▶ _Exercise description_
In the listing that follows, retype every line from the first through the one containing "que la empresa". Pictures are to be left out.

· · · · · · ·

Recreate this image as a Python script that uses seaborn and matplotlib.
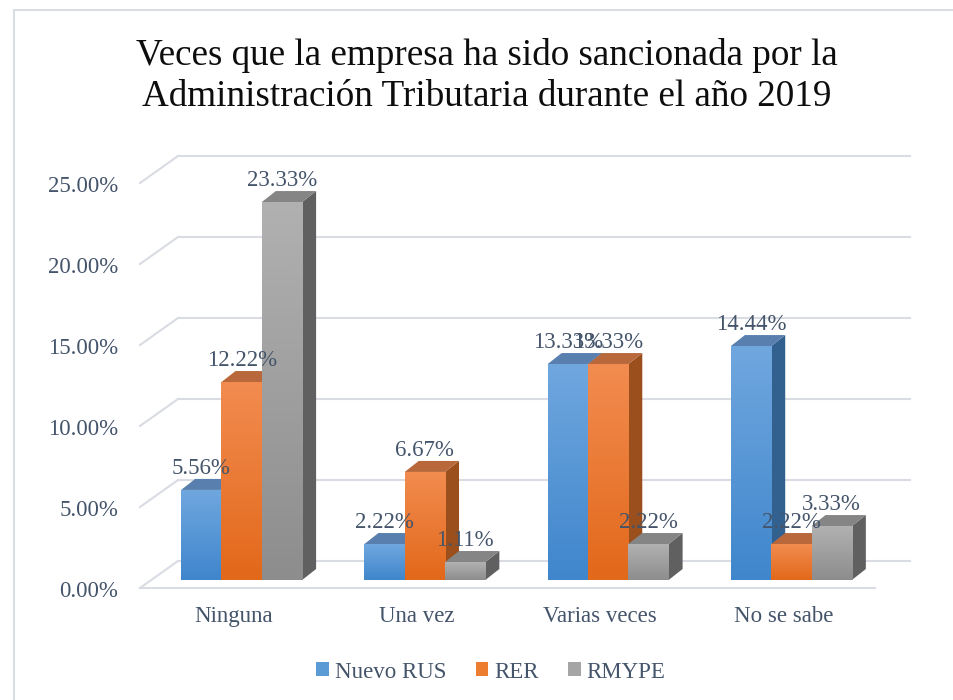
import numpy as np
import pandas as pd
import seaborn as sns
import matplotlib.pyplot as plt
from matplotlib.patches import Polygon, Rectangle
from matplotlib.lines import Line2D
from matplotlib.transforms import offset_copy, IdentityTransform
from matplotlib.colors import LinearSegmentedColormap

# Data
categorias = ["Ninguna", "Una vez", "Varias veces", "No se sabe"]
series = ["Nuevo RUS", "RER", "RMYPE"]
nuevo_rus = [5.56, 2.22, 13.33, 14.44]
rer = [12.22, 6.67, 13.33, 2.22]
rmype = [23.33, 1.11, 2.22, 3.33]
y_ticks = [0, 5, 10, 15, 20, 25]

titulo = "Veces que la empresa ha sido sancionada por la\nAdministración Tributaria durante el año 2019"

# Colours (base, front gradient bottom/top, side, top face)
base_colors = ["#5b9bd5", "#ed7d31", "#a5a5a5"]
front_bottom = ["#3f86cc", "#e2681a", "#8d8d8d"]
front_top = ["#70a7df", "#f28c50", "#b1b1b1"]
side_colors = ["#33618f", "#9a4f1d", "#606060"]
top_colors = ["#587fae", "#b9683c", "#858585"]
text_color = "#44546a"
grid_color = "#d9dce3"

df = pd.DataFrame({
    "categoria": categorias * 3,
    "serie": np.repeat(series, len(categorias)),
    "valor": nuevo_rus + rer + rmype,
})

plt.rcParams["font.family"] = ["Liberation Serif", "DejaVu Serif"]

fig = plt.figure(figsize=(9.54, 7), dpi=100)
ax_w, ax_h = 733, 405
ax = fig.add_axes([150 / 954, 120 / 700, ax_w / 954, ax_h / 700])
ax.set_facecolor("none")

sns.barplot(
    df, x="categoria", y="valor", hue="serie", palette=base_colors,
    width=0.66, saturation=1, legend=False, ax=ax, linewidth=0,
)

xlim = (-0.5, len(categorias) - 0.5)
ylim = (0, 25)

# 3D depth of the bars, pixels -> data units
dx = 14 * (xlim[1] - xlim[0]) / ax_w
dy = 11 * (ylim[1] - ylim[0]) / ax_h

grad = np.linspace(0, 1, 256).reshape(-1, 1)
for k, container in enumerate(ax.containers):
    cmap = LinearSegmentedColormap.from_list(f"g{k}", [front_bottom[k], front_top[k]])
    for bar in container:
        x0, w, h = bar.get_x(), bar.get_width(), bar.get_height()
        z = 3 + x0
        ax.add_patch(Polygon(
            [(x0 + w, 0), (x0 + w + dx, dy), (x0 + w + dx, h + dy), (x0 + w, h)],
            closed=True, facecolor=side_colors[k], edgecolor="none", zorder=z,
        ))
        ax.add_patch(Polygon(
            [(x0, h), (x0 + w, h), (x0 + w + dx, h + dy), (x0 + dx, h + dy)],
            closed=True, facecolor=top_colors[k], edgecolor="none", zorder=z,
        ))
        bar.set_zorder(z + 0.01)
        im = ax.imshow(grad, extent=(x0, x0 + w, 0, h), aspect="auto", cmap=cmap,
                       origin="lower", zorder=z + 0.02)
        im.set_clip_path(bar)
        ax.text(x0 + w / 2, h, f"{h:.2f}%", ha="center", va="bottom", fontsize=16.5,
                color=text_color, zorder=20,
                transform=offset_copy(ax.transData, fig=fig, x=0, y=11, units="dots"))

ax.set_xlim(*xlim)
ax.set_ylim(*ylim)

# Back wall gridlines, left diagonals and floor front edge
for v in y_ticks:
    p0 = ax.transData.transform((xlim[0], v))
    p1 = ax.transData.transform((xlim[1], v))
    ax.add_line(Line2D([p0[0] + 28, p1[0] + 27], [p0[1] + 19, p1[1] + 19],
                       transform=IdentityTransform(), color=grid_color, lw=1.5,
                       clip_on=False, zorder=1))
    ax.add_line(Line2D([p0[0] - 10, p0[0] + 28], [p0[1] - 8, p0[1] + 19],
                       transform=IdentityTransform(), color=grid_color, lw=1.5,
                       clip_on=False, zorder=1))
p0 = ax.transData.transform((xlim[0], 0))
p1 = ax.transData.transform((xlim[1], 0))
ax.add_line(Line2D([p0[0] - 10, p1[0] - 8], [p0[1] - 8, p1[1] - 8],
                   transform=IdentityTransform(), color=grid_color, lw=1.5,
                   clip_on=False, zorder=1))

# Axes format
for s in ax.spines.values():
    s.set_visible(False)
ax.grid(False)
ax.set_xlabel(None)
ax.set_ylabel(None)
ax.set_yticks(y_ticks, labels=[f"{v:.2f}%" for v in y_ticks])
ax.tick_params(axis="both", length=0, labelsize=16.5, labelcolor=text_color)
ax.tick_params(axis="y", pad=23)
ax.tick_params(axis="x", pad=19)
for lab in ax.get_yticklabels():
    lab.set_transform(offset_copy(lab.get_transform(), fig=fig, x=0, y=-9, units="dots"))
for lab in ax.get_xticklabels():
    lab.set_transform(offset_copy(lab.get_transform(), fig=fig, x=-8, y=0, units="dots"))

# Title
fig.text(487 / 954, 1 - 76 / 700, titulo, ha="center", va="center", fontsize=26.7,
         color="#0d0d0d", linespacing=1.28)

# Legend
handles = [Rectangle((0, 0), 1, 1, facecolor=c, edgecolor="none") for c in base_colors]
fig.legend(handles, series, loc="center", bbox_to_anchor=(491 / 954, 1 - 672 / 700),
           ncol=3, frameon=False, handlelength=0.55, handleheight=0.55,
           handletextpad=0.25, columnspacing=1.3, fontsize=16.5, labelcolor=text_color)

# Chart border
fig.add_artist(Rectangle((14 / 954, -0.1), 1.5, 0.1 + 690 / 700, transform=fig.transFigure,
                         fill=False, edgecolor=grid_color, lw=1.5))

plt.savefig("out.png", dpi=100)
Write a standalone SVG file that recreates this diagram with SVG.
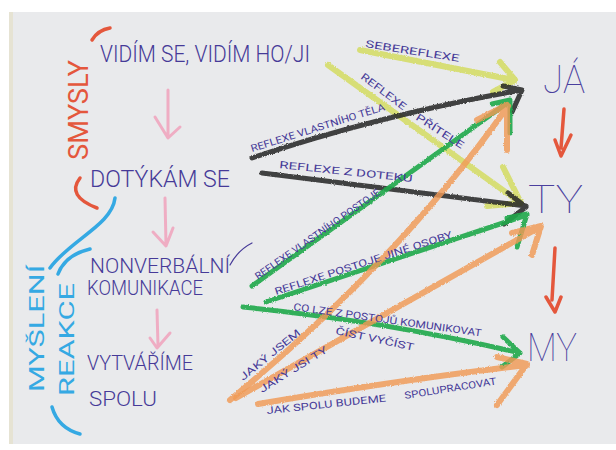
<svg xmlns="http://www.w3.org/2000/svg" width="616" height="450" viewBox="0 0 616 450">
<style>
.hand{font-family:Roboto,"Liberation Sans","DejaVu Sans",sans-serif;font-weight:300;fill:#463a98;}
.big{font-size:24px;}
.mid{font-size:20px;}
.lbl{font-size:10px;font-weight:400;}
.node{font-family:Roboto,"Liberation Sans","DejaVu Sans",sans-serif;font-weight:100;fill:#4a3f9e;font-size:38px;}
.cr{fill:none;stroke-linecap:round;stroke-linejoin:round;}
.yel{stroke:#d3dc62;stroke-width:6;opacity:0.85;}
.blk{stroke:#2a2a2a;stroke-width:5;opacity:0.88;}
.grn{stroke:#1fa84a;stroke-width:5;opacity:0.9;}
.org{stroke:#f09a55;stroke-width:6;opacity:0.82;}
.pink{stroke:#f0a6bf;stroke-width:3;opacity:0.9;}
.red{stroke:#e4573c;stroke-width:3.5;}
.blue{stroke:#35a9e3;stroke-width:3.5;}
.pen{fill:none;stroke:#463a98;stroke-width:1.2;stroke-linecap:round;}
</style>
<defs>
<filter id="crayon" x="-5%" y="-5%" width="110%" height="110%">
<feTurbulence type="fractalNoise" baseFrequency="0.9" numOctaves="2" seed="3" result="n"/>
<feDisplacementMap in="SourceGraphic" in2="n" scale="2.5" xChannelSelector="R" yChannelSelector="G"/>
</filter>
</defs>
<rect x="0" y="0" width="616" height="450" fill="#ffffff"/>
<rect x="9" y="12" width="607" height="432" fill="#e9eaec"/>
<rect x="9" y="12" width="4" height="432" fill="#e6e3d3"/>

<!-- left column -->
<g id="smysly">
<path class="cr red" d="M92,40 Q98,30 110,28"/>
<text class="hand" transform="translate(88,160) rotate(-90)" font-size="28" textLength="100" lengthAdjust="spacingAndGlyphs" style="fill:#e4573c;font-weight:400">SMYSLY</text>
<path class="cr red" d="M80,178 Q66,196 97,208"/>
</g>
<g id="mysleni-reakce">
<path class="cr blue" d="M115,198 C112,225 70,240 50,268"/>
<path class="cr blue" d="M90,249 Q65,255 58,274"/>
<text class="hand" transform="translate(44,392) rotate(-90)" font-size="20" textLength="127" lengthAdjust="spacingAndGlyphs" style="fill:#35a9e3;font-weight:400">MYŠLENÍ</text>
<text class="hand" transform="translate(74,396) rotate(-90)" font-size="20" textLength="113" lengthAdjust="spacingAndGlyphs" style="fill:#35a9e3;font-weight:400">REAKCE</text>
<path class="cr blue" d="M52,407 Q58,428 80,434"/>
</g>
<g id="vidim">
<text class="hand big" x="100" y="62" textLength="210" lengthAdjust="spacingAndGlyphs">VIDÍM SE, VIDÍM HO/JI</text>
</g>
<g id="dotykam">
<text class="hand big" x="90" y="187" textLength="140" lengthAdjust="spacingAndGlyphs">DOTÝKÁM SE</text>
</g>
<g id="nonverbalni">
<text class="hand mid" x="90" y="273" textLength="140" lengthAdjust="spacingAndGlyphs">NONVERBÁLNÍ</text>
<path class="pen" d="M230,265 Q238,250 252,243"/>
<text class="hand mid" x="87" y="295" textLength="116" lengthAdjust="spacingAndGlyphs">KOMUNIKACE</text>
</g>
<g id="vytvarime">
<text class="hand mid" x="87" y="370" textLength="106" lengthAdjust="spacingAndGlyphs">VYTVÁŘÍME</text>
<text class="hand mid" x="89" y="406" textLength="68" lengthAdjust="spacingAndGlyphs">SPOLU</text>
</g>
<g id="left-arrows">
<path class="cr pink" d="M168,90 L168,137 M155,117 L168,138 L180,127"/>
<path class="cr pink" d="M165,198 L166,245 M153,232 L166,246 L173,228"/>
<path class="cr pink" d="M157,310 L158,346 M150,338 L157,348 L170,333"/>
</g>

<!-- right nodes -->
<g id="ja">
<text class="node" x="543" y="93" textLength="42" lengthAdjust="spacingAndGlyphs">JÁ</text>
</g>
<g id="ty">
<text class="node" x="528" y="213" textLength="55" lengthAdjust="spacingAndGlyphs">TY</text>
</g>
<g id="my">
<text class="node" x="527" y="361" textLength="50" lengthAdjust="spacingAndGlyphs">MY</text>
</g>
<g id="right-arrows">
<path class="cr red" d="M564,109 L561,148 M555,140 L561,156 L571,135"/>
<path class="cr red" d="M555,248 L552,300 M546,297 L555,312 L561,297"/>
</g>

<!-- connectors -->
<g id="connectors" filter="url(#crayon)">
<path class="cr yel" d="M360,50 L514,80 M500,62 L515,80 L493,92"/>
<path class="cr yel" d="M328,65 L521,203 M503,167 L521,203 L487,206"/>
<path class="cr blk" d="M252,158 Q380,115 521,90 M503,86 L522,90 L512,112"/>
<path class="cr blk" d="M262,173 Q400,190 526,206 M508,193 L526,207 L504,224"/>
<path class="cr grn" d="M252,286 L510,101 M492,104 L510,100 L510,133"/>
<path class="cr grn" d="M266,302 L527,215 M507,218 L527,214 L517,247"/>
<path class="cr grn" d="M243,307 Q390,322 520,353 M503,337 L520,353 L502,367"/>
<path class="cr org" d="M230,400 Q400,260 508,106 M477,120 L507,105 L507,150"/>
<path class="cr org" d="M236,398 L540,227 M512,233 L541,226 L532,255"/>
<path class="cr org" d="M258,404 Q400,380 527,365 M497,357 L527,364 L497,405"/>
</g>

<!-- connector labels -->
<g id="labels" class="hand lbl">
<text transform="translate(365,47) rotate(9)" textLength="95" lengthAdjust="spacingAndGlyphs">SEBEREFLEXE</text>
<text transform="translate(360,78) rotate(37)" textLength="54" lengthAdjust="spacingAndGlyphs">REFLEXE</text>
<text transform="translate(415,119) rotate(33)" textLength="55" lengthAdjust="spacingAndGlyphs">PŘÍTELE</text>
<text transform="translate(252,152) rotate(-17.5)" textLength="140" lengthAdjust="spacingAndGlyphs">REFLEXE VLASTNÍHO TĚLA</text>
<text transform="translate(279,168) rotate(6)" textLength="134" lengthAdjust="spacingAndGlyphs">REFLEXE Z DOTEKU</text>
<text transform="translate(258,280) rotate(-35)" textLength="150" lengthAdjust="spacingAndGlyphs">REFLEXE VLASTNÍHO POSTOJE</text>
<text transform="translate(276,295) rotate(-18)" textLength="186" lengthAdjust="spacingAndGlyphs">REFLEXE POSTOJE JINÉ OSOBY</text>
<text transform="translate(293,310) rotate(8)" textLength="190" lengthAdjust="spacingAndGlyphs">CO LZE Z POSTOJŮ KOMUNIKOVAT</text>
<text transform="translate(335,334) rotate(12)" textLength="80" lengthAdjust="spacingAndGlyphs">ČÍST VYČÍST</text>
<text transform="translate(243,381) rotate(-39)" textLength="75" lengthAdjust="spacingAndGlyphs">JAKÝ JSEM</text>
<text transform="translate(262,393) rotate(-32)" textLength="78" lengthAdjust="spacingAndGlyphs">JAKÝ JSI TY</text>
<text transform="translate(267,414) rotate(-6)" textLength="120" lengthAdjust="spacingAndGlyphs">JAK SPOLU BUDEME</text>
<text transform="translate(405,399) rotate(-9)" textLength="93" lengthAdjust="spacingAndGlyphs">SPOLUPRACOVAT</text>
</g>
</svg>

· · · · · · ·

▶ _Exercise response_
Recreate this image as a Python script that uses seaborn and matplotlib.
import numpy as np
import pandas as pd
import seaborn as sns
import matplotlib.pyplot as plt
from matplotlib.patches import Polygon, Rectangle
from matplotlib.lines import Line2D
from matplotlib.transforms import offset_copy, IdentityTransform
from matplotlib.colors import LinearSegmentedColormap

# Data
categorias = ["Ninguna", "Una vez", "Varias veces", "No se sabe"]
series = ["Nuevo RUS", "RER", "RMYPE"]
nuevo_rus = [5.56, 2.22, 13.33, 14.44]
rer = [12.22, 6.67, 13.33, 2.22]
rmype = [23.33, 1.11, 2.22, 3.33]
y_ticks = [0, 5, 10, 15, 20, 25]

titulo = "Veces que la empresa ha sido sancionada por la\nAdministración Tributaria durante el año 2019"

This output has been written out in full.